Poinsett fell foul of the Mexican authorities, thanks to what they considered to be an uncontrollable and impertinent urge on his part to meddle in their business, and he took his leave of the country on 3 January 1830.
Although he gave his name to the plant, poinsettias are particularly associated in America with the Paul Ecke Ranch, based at Encinitas, California, the world’s largest and most successful poinsettia breeder. The Eckes began cultivating poinsettias in the 1900s, but the family business made a breakthrough in the 1960s, when Paul Ecke Jnr used cutting-edge technology –ie television – to bring his plants to a wider audience.
By grafting two varieties, the Eckes had turned the leggy wild poinsettia into the more compact plant we know today. However, Paul Jnr was determined to go further, and make poinsettias an obligatory part of the American Christmas experience.
He appeared on The Tonight Show and the Bob Hope Christmas Specials to promote his plants and ensure they were part of the sets. This piece of modern marketing paid off: poinsettias today are as much a part of the holiday season as evergreens and carols.

I’ve never been able to keep a poinsettia alive, so is this because I am an incompetent when it comes to looking after houseplants, or do they feel the hate vibes and keel over in response?
Leigh Hunt, principal horticultural advisor for the Royal Horticultural Society, was surprisingly sympathetic when I put this to him. “It’s a very common phenomenon – you get your poinsettia, it looks OK, you put it on the dining table on Christmas Eve and by Boxing Day it only has one bract left.
“Poinsettias need a minimum temperature of 13-15C. In most modern homes, that’s not going to be a huge problem in winter – so it’s probable that the plant has been shocked before it arrives in your house.
“If you’d bought the plant direct from the nursery where it had been grown in the right conditions, it would probably be all right.
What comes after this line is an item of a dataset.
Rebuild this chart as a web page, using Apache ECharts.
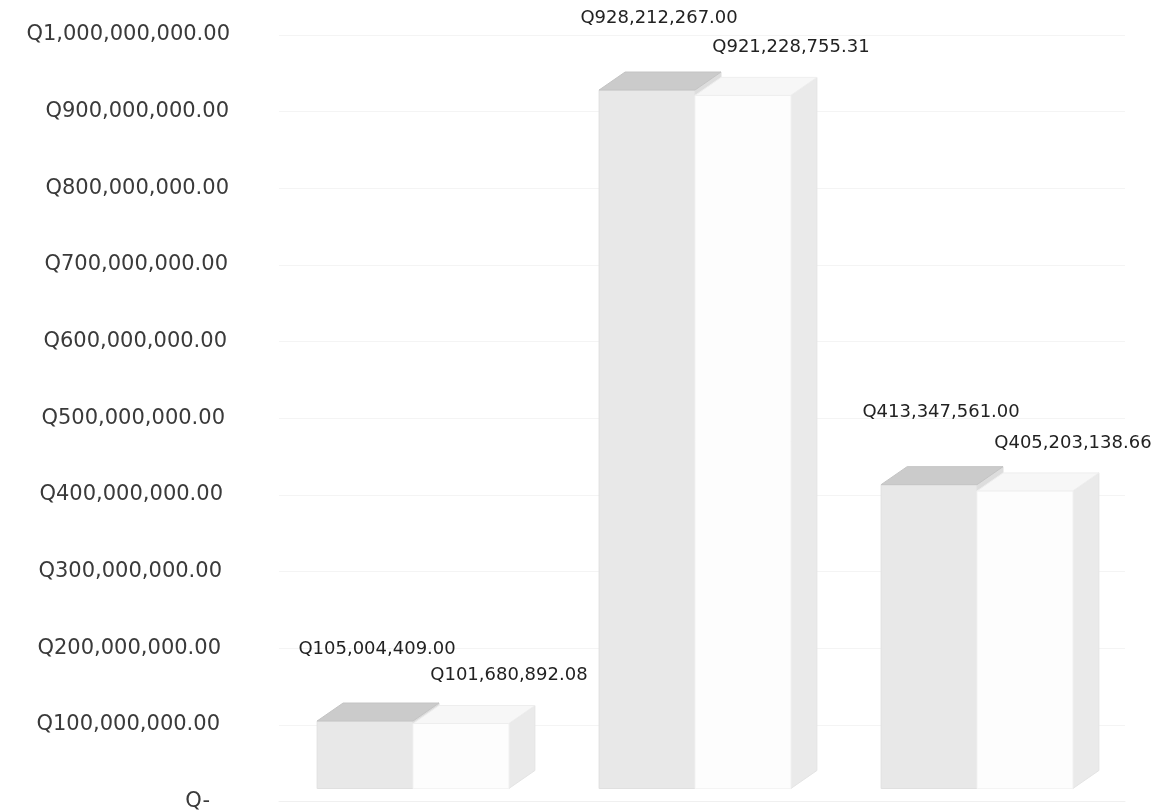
<!DOCTYPE html>
<html>
<head>
<meta charset="utf-8">
<script src="https://cdn.jsdelivr.net/npm/echarts@6/dist/echarts.min.js"></script>
<style>
html,body{margin:0;padding:0;background:#ffffff;}
#chart{width:1161px;height:812px;}
</style>
</head>
<body>
<div id="chart"></div>
<script>
const categories = ['1', '2', '3'];
const series1 = [105004409.00, 928212267.00, 413347561.00];
const series2 = [101680892.08, 921228755.31, 405203138.66];
const yMin = 0;
const yMax = 1000000000;
const yInterval = 100000000;

function fmtQ(v) {
  if (v === 0) return 'Q-';
  return 'Q' + v.toLocaleString('en-US', {minimumFractionDigits: 2, maximumFractionDigits: 2});
}

const FONT = '"DejaVu Sans", sans-serif';

// perspective-like right padding of y labels (bottom to top)
const labelPad = [20, 10, 9, 8, 7, 5, 3, 2, 1, 1, 0];
const rich = {};
labelPad.forEach(function (p, i) {
  rich['p' + i] = {padding: [0, p, 0, 0], fontSize: 21, fontFamily: FONT, color: '#3a3a3a'};
});

function makeRender(idx, colors, labelDx, labelDy) {
  return function (params, api) {
    const v = api.value(1);
    const c = api.coord([api.value(0), v]);
    const base = api.coord([api.value(0), 0]);
    const band = api.size([1, 0])[0];
    const w = band * 0.34;
    const x0 = c[0] - 7 + (idx === 0 ? -w : 0);
    const x1 = x0 + w;
    const yt = c[1];
    const yb = base[1] - 13;
    const dx = 26, dy = -18;
    return {
      type: 'group',
      children: [
        {type: 'polygon', shape: {points: [[x1, yt], [x1 + dx, yt + dy], [x1 + dx, yb + dy], [x1, yb]]},
          style: {fill: colors.side, stroke: colors.sideStroke, lineWidth: 1}},
        {type: 'rect', shape: {x: x0, y: yt, width: w, height: yb - yt},
          style: {fill: colors.front, stroke: colors.frontStroke, lineWidth: 1}},
        {type: 'polygon', shape: {points: [[x0, yt], [x0 + dx, yt + dy], [x1 + dx, yt + dy], [x1, yt]]},
          style: {fill: colors.top, stroke: colors.topStroke, lineWidth: 1}},
        {type: 'text', style: {text: fmtQ(v), x: x0 + w / 2 + labelDx, y: yt + labelDy,
          align: 'center', verticalAlign: 'middle', fontSize: 18, fontFamily: FONT, fill: '#222222'}}
      ]
    };
  };
}

const chart = echarts.init(document.getElementById('chart'), null, {renderer: 'canvas'});
chart.setOption({
  backgroundColor: '#ffffff',
  animation: false,
  grid: {left: 279, right: 36, top: 35, bottom: 5, containLabel: false},
  xAxis: {
    type: 'category',
    data: categories,
    axisLabel: {show: false},
    axisTick: {show: false},
    axisLine: {show: true, lineStyle: {color: '#f0f0f0'}}
  },
  yAxis: {
    type: 'value',
    min: yMin,
    max: yMax,
    interval: yInterval,
    axisLine: {show: false},
    axisTick: {show: false},
    splitLine: {show: true, lineStyle: {color: '#f4f4f4'}},
    axisLabel: {
      margin: 49,
      fontSize: 21,
      fontFamily: FONT,
      color: '#3a3a3a',
      formatter: function (v, i) { return '{p' + i + '|' + fmtQ(v) + '}'; },
      rich: rich
    }
  },
  series: [
    {
      type: 'custom',
      data: series1.map((v, i) => [i, v]),
      renderItem: makeRender(0, {front: '#e8e8e8', frontStroke: '#e0e0e0', top: '#cbcbcb', topStroke: '#c4c4c4', side: '#dddddd', sideStroke: '#dddddd'}, 12, -72),
      z: 2
    },
    {
      type: 'custom',
      data: series2.map((v, i) => [i, v]),
      renderItem: makeRender(1, {front: '#fdfdfd', frontStroke: '#f4f4f4', top: '#f7f7f7', topStroke: '#eeeeee', side: '#eaeaea', sideStroke: '#e4e4e4'}, 48, -48),
      z: 3
    }
  ]
});
</script>
</body>
</html>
But what’s more likely is that it has been loaded on to Dutch trolleys and left standing outside the florist or in the garden centre in the cold. If it has been shocked before you get it, then trying to keep it looking good is going to be an uphill struggle.”
As a member of the Euphorbia family, poinsettia is related to some of the toughest, most adaptable plants on the planet. “Euphorbia is a highly successful and diverse group,” says Leigh, “and has adapted to all sorts of conditions. At one end of the scale there are euphorbias that look like cacti, while at the other are the cultivars that can be found in UK gardens, such as Euphorbia characias subsp wulfenii, with bright green leaves in spring.”
What look like big red flowers are actually bracts – modified leaves – while the flowers themselves are quite insignificant. Bracts, says Leigh Hunt, provide an economical way of advertising nectar over a long period of time. Red is often an indication that a plant is pollinated by birds, and because birds don’t have a strong sense of smell, these plants – including poinsettia – are usually odourless.
If you want to grow poinsettia, says Leigh, there are a few basics to remember.
Choose a position that gives good light, but not too much direct sun.

Choose a room that is consistently warm, and in which the temperature does not drop below 13C. A hall or a porch, where the temperature drops at night, may not be suitable.
Keep the plant moist, but not soggy. The thumb test is always the best – push your thumb into the surface of the soil, and if it feels dry, water.
Some poinsettia fans keep their Christmas plants going from year to year, cutting them back hard in April, and repotting them. They can grow to be quite sizeable plants, but the key thing, says Leigh, is to keep them out of artificial light as much as possible in autumn, so that they follow the natural pattern of shorter winter days. Otherwise, any new bracts will revert to plain green.